Anonymous, Guest Writer

As night seemed to be an endless loop of disaster, I found myself easily trapped in a pessimistic mindset. Except I forget the night ended, to which the sunrise followed after and brought light to even the darkest of times. I believe in watching the sunrise as it reminds me that even after any inconveniences, there is always a bright side. 

I know it is easy to focus on everything I do not have, but being able to appreciate what I do comes with an even more overwhelming feeling. As the oldest child, being alone for the first few years and getting the news of a new sibling was something that I was not very pleased to hear about. The attention I once had was gone, but what I would not see until later was that my sibling would become someone I can go to for support.

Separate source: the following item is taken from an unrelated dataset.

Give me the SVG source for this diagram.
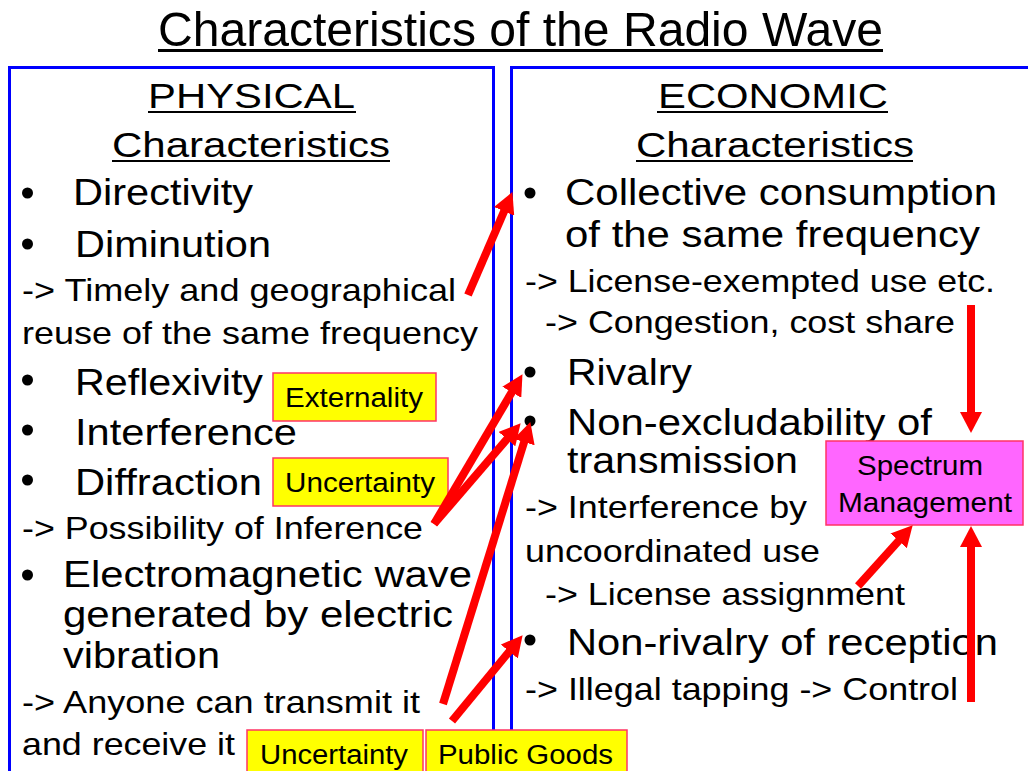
<svg xmlns="http://www.w3.org/2000/svg" width="1028" height="771" viewBox="0 0 1028 771">
<defs>
<style>
text{font-family:"Liberation Sans",Arial,sans-serif;fill:#000}
.title{font-size:48px}
.head{font-size:35px}
.big{font-size:37px}
.small{font-size:32px}
.lab{font-size:27px}
.spec{font-size:28px}
.ul{stroke:#000;stroke-width:2}
.panel{fill:none;stroke:#0000FF;stroke-width:3}
.tag{fill:#FFFF00;stroke:#FF3366;stroke-width:1.5}
.bul{fill:#000}
.arr{stroke:#FF0000;stroke-width:8;fill:none;marker-end:url(#ah)}
</style>
<marker id="ah" markerUnits="userSpaceOnUse" markerWidth="21" markerHeight="22" viewBox="0 0 21 22" refX="1" refY="11" orient="auto">
<path d="M0,0 L21,11 L0,22 Z" fill="#FF0000"/>
</marker>
</defs>
<rect width="1028" height="771" fill="#FFFFFF"/>

<g id="title">
<text class="title" x="158" y="46" textLength="725" lengthAdjust="spacingAndGlyphs">Characteristics of the Radio Wave</text>
<line x1="158" y1="50.5" x2="883" y2="50.5" stroke="#000" stroke-width="3"/>
</g>

<g id="physical">
<rect class="panel" x="9.5" y="67.5" width="484" height="740"/>
<text class="head" x="148" y="108" textLength="207" lengthAdjust="spacingAndGlyphs">PHYSICAL</text>
<line class="ul" x1="148" y1="112" x2="356" y2="112"/>
<text class="head" x="112" y="157" textLength="278" lengthAdjust="spacingAndGlyphs">Characteristics</text>
<line class="ul" x1="112" y1="161" x2="390" y2="161"/>
<circle class="bul" cx="27.5" cy="193" r="5.5"/>
<text class="big" x="73" y="205" textLength="180" lengthAdjust="spacingAndGlyphs">Directivity</text>
<circle class="bul" cx="27.5" cy="244" r="5.5"/>
<text class="big" x="75" y="257" textLength="196" lengthAdjust="spacingAndGlyphs">Diminution</text>
<text class="small" x="22" y="301" textLength="434" lengthAdjust="spacingAndGlyphs">-&gt; Timely and geographical</text>
<text class="small" x="22" y="344" textLength="456" lengthAdjust="spacingAndGlyphs">reuse of the same frequency</text>
<circle class="bul" cx="27.5" cy="380" r="5.5"/>
<text class="big" x="75" y="395" textLength="188" lengthAdjust="spacingAndGlyphs">Reflexivity</text>
<circle class="bul" cx="27.5" cy="430" r="5.5"/>
<text class="big" x="75" y="445" textLength="222" lengthAdjust="spacingAndGlyphs">Interference</text>
<circle class="bul" cx="27.5" cy="480" r="5.5"/>
<text class="big" x="75" y="495" textLength="187" lengthAdjust="spacingAndGlyphs">Diffraction</text>
<text class="small" x="22" y="539" textLength="401" lengthAdjust="spacingAndGlyphs">-&gt; Possibility of Inference</text>
<circle class="bul" cx="27.5" cy="575" r="5.5"/>
<text class="big" x="63" y="587" textLength="409" lengthAdjust="spacingAndGlyphs">Electromagnetic wave</text>
<text class="big" x="63" y="627" textLength="390" lengthAdjust="spacingAndGlyphs">generated by electric</text>
<text class="big" x="63" y="668" textLength="157" lengthAdjust="spacingAndGlyphs">vibration</text>
<text class="small" x="22" y="713" textLength="398" lengthAdjust="spacingAndGlyphs">-&gt; Anyone can transmit it</text>
<text class="small" x="22" y="755" textLength="213" lengthAdjust="spacingAndGlyphs">and receive it</text>
</g>

<g id="economic">
<rect class="panel" x="511.5" y="67.5" width="540" height="740"/>
<text class="head" x="658" y="108" textLength="230" lengthAdjust="spacingAndGlyphs">ECONOMIC</text>
<line class="ul" x1="657" y1="112" x2="888" y2="112"/>
<text class="head" x="636" y="157" textLength="278" lengthAdjust="spacingAndGlyphs">Characteristics</text>
<line class="ul" x1="636" y1="161" x2="913" y2="161"/>
<circle class="bul" cx="530" cy="193" r="5.5"/>
<text class="big" x="565" y="205" textLength="432" lengthAdjust="spacingAndGlyphs">Collective consumption</text>
<text class="big" x="565" y="247" textLength="415" lengthAdjust="spacingAndGlyphs">of the same frequency</text>
<text class="small" x="525" y="292" textLength="470" lengthAdjust="spacingAndGlyphs">-&gt; License-exempted use etc.</text>
<text class="small" x="545" y="333" textLength="410" lengthAdjust="spacingAndGlyphs">-&gt; Congestion, cost share</text>
<circle class="bul" cx="530" cy="372" r="5.5"/>
<text class="big" x="567" y="385" textLength="125" lengthAdjust="spacingAndGlyphs">Rivalry</text>
<circle class="bul" cx="530" cy="421" r="5.5"/>
<text class="big" x="567" y="435" textLength="365" lengthAdjust="spacingAndGlyphs">Non-excludability of</text>
<text class="big" x="567" y="473" textLength="231" lengthAdjust="spacingAndGlyphs">transmission</text>
<text class="small" x="525" y="518" textLength="282" lengthAdjust="spacingAndGlyphs">-&gt; Interference by</text>
<text class="small" x="525" y="562" textLength="295" lengthAdjust="spacingAndGlyphs">uncoordinated use</text>
<text class="small" x="545" y="605" textLength="360" lengthAdjust="spacingAndGlyphs">-&gt; License assignment</text>
<circle class="bul" cx="530" cy="640" r="5.5"/>
<text class="big" x="567" y="655" textLength="431" lengthAdjust="spacingAndGlyphs">Non-rivalry of reception</text>
<text class="small" x="525" y="700" textLength="433" lengthAdjust="spacingAndGlyphs">-&gt; Illegal tapping -&gt; Control</text>
</g>

<g id="spectrum-management">
<rect x="826" y="441" width="197" height="84" fill="#FF66FF" stroke="#FF3366" stroke-width="1.5"/>
<text class="spec" x="857" y="475" textLength="126" lengthAdjust="spacingAndGlyphs">Spectrum</text>
<text class="spec" x="838" y="512" textLength="174" lengthAdjust="spacingAndGlyphs">Management</text>
</g>

<g id="tag-externality">
<rect class="tag" x="273" y="373" width="163" height="48"/>
<text class="lab" x="285" y="407" textLength="138" lengthAdjust="spacingAndGlyphs">Externality</text>
</g>
<g id="tag-uncertainty-1">
<rect class="tag" x="273" y="458" width="175" height="48"/>
<text class="lab" x="285" y="492" textLength="150" lengthAdjust="spacingAndGlyphs">Uncertainty</text>
</g>
<g id="tag-uncertainty-2">
<rect class="tag" x="247" y="730" width="176" height="50"/>
<text class="lab" x="260" y="764" textLength="148" lengthAdjust="spacingAndGlyphs">Uncertainty</text>
</g>
<g id="tag-public-goods">
<rect class="tag" x="426" y="730" width="201" height="50"/>
<text class="lab" x="438" y="764" textLength="175" lengthAdjust="spacingAndGlyphs">Public Goods</text>
</g>

<g id="connectors">
<line class="arr" x1="468" y1="295" x2="504.5" y2="210.4"/>
<line class="arr" x1="434" y1="524" x2="512.3" y2="391.4"/>
<line class="arr" x1="434" y1="524" x2="507.6" y2="438.4"/>
<line class="arr" x1="443" y1="704" x2="524.4" y2="441.1"/>
<line class="arr" x1="452" y1="721" x2="509.9" y2="650.7"/>
<line class="arr" x1="971" y1="305" x2="971" y2="413"/>
<line class="arr" x1="858" y1="586" x2="899.3" y2="540.1"/>
<line class="arr" x1="971" y1="702" x2="971" y2="546"/>
</g>
</svg>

I had a new close friend that I can watch grow with me. 

Just as after rainy days a rainbow will shine through the clouds and after every night the sun will rise, I can look forward to the change my life brings. Life decided to give me an early surprise at the age of five; my parents had divorced. I was crushed, but the words from my father telling me that one day I will be able to look back at this and laugh at just how silly it would be for me to let this event hold me back. I followed his words and I would meet my best friend, who through my mother’s new marriage, would become my new oldest sister. I could not have asked for anyone better. 

Growing up I realized life would continue whether you are ready for it or not. So instead of moping around over the dark times, I will create meaning in my effort. School is something I put a majority of my time and focus into as it can be sometimes demanding. I also know that there will be those days where I can not do my best, but what can one bad day do to my entire year? It can not do anything to me, because I know I will have another day where I can do even better. 

Spilling milk does not bring the end of my world and the sun rising each morning reminds me I am able to continue on. I am no longer a person that is stuck on one page of my own story questioning why. Rather, I go along with it and make do with what I was gifted in life. The sunrise will continue to carry me through my nights and I can never overlook what is in the sky.